YA: You want to have a trial within a trial to exclude exhibits which has already be marked as exhibits. As they pointed out, the exhibits have not been marked as exhibits, so how are we going to exclude?
KS: It does not matter, my Lord.
YA: So you concede it can be marked?
KS: Yes, it can be marked. And we’ll go on with a trial within a trial. []. We must lay the basis, YA. We must do that in a trial within a trial. It is in no other way comes in the general trial. I take your Lordship ro page 412 of PP v Mohd Farid b. Mohd Sukis. [read para G, page 412]. That is what it is saying here, that it is the more appropriate matter. In R v Sang, the complaint was this, an agent provocateur and that evidence came in the general trial. [].
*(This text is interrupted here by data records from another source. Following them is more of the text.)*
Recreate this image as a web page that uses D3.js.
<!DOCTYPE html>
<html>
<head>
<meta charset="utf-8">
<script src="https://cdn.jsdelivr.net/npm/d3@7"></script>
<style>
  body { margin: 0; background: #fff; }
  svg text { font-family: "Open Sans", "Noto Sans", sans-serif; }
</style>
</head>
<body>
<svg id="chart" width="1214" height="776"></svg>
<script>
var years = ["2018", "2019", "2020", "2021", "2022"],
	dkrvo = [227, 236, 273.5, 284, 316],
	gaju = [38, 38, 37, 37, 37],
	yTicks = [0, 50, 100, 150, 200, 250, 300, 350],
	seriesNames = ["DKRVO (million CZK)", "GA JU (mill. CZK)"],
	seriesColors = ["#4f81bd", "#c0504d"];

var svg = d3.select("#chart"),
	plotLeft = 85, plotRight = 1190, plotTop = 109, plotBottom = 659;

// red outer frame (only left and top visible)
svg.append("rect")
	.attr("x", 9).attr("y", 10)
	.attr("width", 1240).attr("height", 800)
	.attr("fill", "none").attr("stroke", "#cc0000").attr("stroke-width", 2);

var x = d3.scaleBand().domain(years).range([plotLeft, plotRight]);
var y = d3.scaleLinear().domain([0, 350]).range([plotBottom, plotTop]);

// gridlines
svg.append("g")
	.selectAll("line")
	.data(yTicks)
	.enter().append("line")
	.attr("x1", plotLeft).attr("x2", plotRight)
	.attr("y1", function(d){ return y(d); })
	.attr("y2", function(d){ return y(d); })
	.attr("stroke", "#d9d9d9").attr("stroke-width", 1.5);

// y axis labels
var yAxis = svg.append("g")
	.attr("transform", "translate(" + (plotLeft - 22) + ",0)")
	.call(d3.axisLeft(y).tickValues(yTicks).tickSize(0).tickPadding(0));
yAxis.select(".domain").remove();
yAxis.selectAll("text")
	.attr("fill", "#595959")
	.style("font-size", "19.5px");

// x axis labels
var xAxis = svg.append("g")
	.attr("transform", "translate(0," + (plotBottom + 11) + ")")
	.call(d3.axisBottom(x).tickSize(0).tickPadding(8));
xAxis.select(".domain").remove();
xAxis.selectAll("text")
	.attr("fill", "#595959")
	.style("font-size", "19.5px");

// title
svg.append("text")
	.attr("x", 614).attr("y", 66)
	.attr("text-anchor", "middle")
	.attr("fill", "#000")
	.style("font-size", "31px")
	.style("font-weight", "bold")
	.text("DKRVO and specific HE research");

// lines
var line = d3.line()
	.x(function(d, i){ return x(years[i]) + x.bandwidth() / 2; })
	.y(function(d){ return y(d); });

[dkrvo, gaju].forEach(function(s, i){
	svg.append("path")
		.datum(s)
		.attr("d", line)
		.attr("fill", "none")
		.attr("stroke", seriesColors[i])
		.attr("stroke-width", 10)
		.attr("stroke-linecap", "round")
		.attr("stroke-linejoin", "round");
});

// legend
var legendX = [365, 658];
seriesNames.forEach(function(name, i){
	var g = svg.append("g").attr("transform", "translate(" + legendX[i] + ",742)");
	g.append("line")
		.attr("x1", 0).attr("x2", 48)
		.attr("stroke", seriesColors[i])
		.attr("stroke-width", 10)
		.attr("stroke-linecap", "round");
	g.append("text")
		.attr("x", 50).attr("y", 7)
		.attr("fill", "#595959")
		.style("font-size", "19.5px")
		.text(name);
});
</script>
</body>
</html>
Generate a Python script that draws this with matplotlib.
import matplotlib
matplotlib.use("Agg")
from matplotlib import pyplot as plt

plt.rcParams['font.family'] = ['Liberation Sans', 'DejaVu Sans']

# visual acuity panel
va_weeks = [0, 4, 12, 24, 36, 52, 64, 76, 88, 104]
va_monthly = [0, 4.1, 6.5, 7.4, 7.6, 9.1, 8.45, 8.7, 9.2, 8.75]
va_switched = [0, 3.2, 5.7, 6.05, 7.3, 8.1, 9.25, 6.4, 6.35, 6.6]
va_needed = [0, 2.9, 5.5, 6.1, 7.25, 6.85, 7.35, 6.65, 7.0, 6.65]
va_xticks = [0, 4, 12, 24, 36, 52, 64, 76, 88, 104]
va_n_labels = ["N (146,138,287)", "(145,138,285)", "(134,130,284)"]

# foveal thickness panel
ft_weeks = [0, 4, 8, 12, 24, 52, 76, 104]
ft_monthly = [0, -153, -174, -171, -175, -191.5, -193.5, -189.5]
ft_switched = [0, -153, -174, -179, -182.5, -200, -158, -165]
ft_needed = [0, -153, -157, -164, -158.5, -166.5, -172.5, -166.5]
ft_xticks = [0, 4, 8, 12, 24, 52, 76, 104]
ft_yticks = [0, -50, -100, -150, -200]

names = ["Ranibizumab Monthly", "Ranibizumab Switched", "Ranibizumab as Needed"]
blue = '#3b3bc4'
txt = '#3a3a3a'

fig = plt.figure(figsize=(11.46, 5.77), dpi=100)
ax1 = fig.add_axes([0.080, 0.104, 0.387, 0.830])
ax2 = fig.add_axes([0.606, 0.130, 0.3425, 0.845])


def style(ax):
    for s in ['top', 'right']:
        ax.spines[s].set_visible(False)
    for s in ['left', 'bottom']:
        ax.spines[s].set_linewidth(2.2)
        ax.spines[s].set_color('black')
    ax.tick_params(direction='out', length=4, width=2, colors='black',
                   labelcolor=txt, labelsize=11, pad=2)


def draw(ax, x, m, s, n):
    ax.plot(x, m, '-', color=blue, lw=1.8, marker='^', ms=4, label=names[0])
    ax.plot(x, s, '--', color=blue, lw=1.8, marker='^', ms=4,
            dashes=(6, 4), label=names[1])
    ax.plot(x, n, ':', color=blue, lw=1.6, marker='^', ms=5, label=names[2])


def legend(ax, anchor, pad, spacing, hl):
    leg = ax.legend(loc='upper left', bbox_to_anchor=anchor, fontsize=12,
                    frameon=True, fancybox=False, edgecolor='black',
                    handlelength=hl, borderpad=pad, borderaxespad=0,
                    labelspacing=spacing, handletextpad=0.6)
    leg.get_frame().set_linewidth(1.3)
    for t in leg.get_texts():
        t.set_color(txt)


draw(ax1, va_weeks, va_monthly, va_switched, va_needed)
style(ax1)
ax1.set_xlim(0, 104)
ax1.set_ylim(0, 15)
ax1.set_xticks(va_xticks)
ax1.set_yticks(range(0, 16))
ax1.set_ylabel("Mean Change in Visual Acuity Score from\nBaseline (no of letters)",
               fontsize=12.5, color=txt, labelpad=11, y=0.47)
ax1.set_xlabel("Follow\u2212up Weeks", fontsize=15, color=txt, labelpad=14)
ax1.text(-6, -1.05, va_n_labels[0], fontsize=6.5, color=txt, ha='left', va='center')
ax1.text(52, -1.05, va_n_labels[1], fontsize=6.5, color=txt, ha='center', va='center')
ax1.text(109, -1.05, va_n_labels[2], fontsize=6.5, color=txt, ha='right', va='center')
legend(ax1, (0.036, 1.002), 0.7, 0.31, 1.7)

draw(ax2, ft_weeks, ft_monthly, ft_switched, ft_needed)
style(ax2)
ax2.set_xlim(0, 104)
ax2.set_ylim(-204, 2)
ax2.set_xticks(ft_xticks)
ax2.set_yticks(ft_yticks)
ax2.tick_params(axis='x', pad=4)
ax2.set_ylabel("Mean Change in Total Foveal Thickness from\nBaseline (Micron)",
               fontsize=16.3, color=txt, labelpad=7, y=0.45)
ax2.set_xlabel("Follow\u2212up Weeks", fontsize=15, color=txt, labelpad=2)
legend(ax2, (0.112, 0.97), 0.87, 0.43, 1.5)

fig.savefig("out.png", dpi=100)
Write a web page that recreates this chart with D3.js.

YA: If I understand them correctly, if we want to have a trial within a trial why not wait until evidence on arrest and if it is not enough, then we have a voir dire. That is what they are saying.
MY: If the basis is not found in the evidence being adduced, then have a voir dire.
YA: You have two chances. One chance is through the evidence. From there kalau dah ada basis untuk tunjuk arrest tak betul, satu chance. Kalau tak ada, hold a trial within a trial. So, second chance for you. That’s what they are proposing.
MY: That’s what the law says.
KS: I think this is the position that it should be held now before the evidence goes in. And even if it is P [], it ought to be expunged. It comes back to square one.
MY: We admit first…PP v Mohd Farid b. Mohd Sukis says that you must admit first, then hold a trial within a trial.
KS: No. It says a trial within a trial first, then general trial. I take your Lordship to page 413 of Farid. [read]. It has to be done this way. No other way. [] We pray that a trial within a trial be directed at this stage.
YA: That’s all? Tangguh sekejap.
[4.00 p.m.]

[4.14 p.m.]
YA: This is the ruling of the court. Generally the court is not concerned with how an admissible evidence is obtained. But in cases where the evidence intended to be tendered involved admission, confession or generally with regards to evidence obtained from the accused after the commission of an offence, the court has discretion to exclude relevant admissible evidence if the evidence was obtained by improper or unfair means.
And it is my humble view that the proper way to determine whether there was unfair mean in obtaining such evidence that warrant exercising those discretion is by way a trial within a trial. Therefore, I allow the defence application to commence a trial within a trial.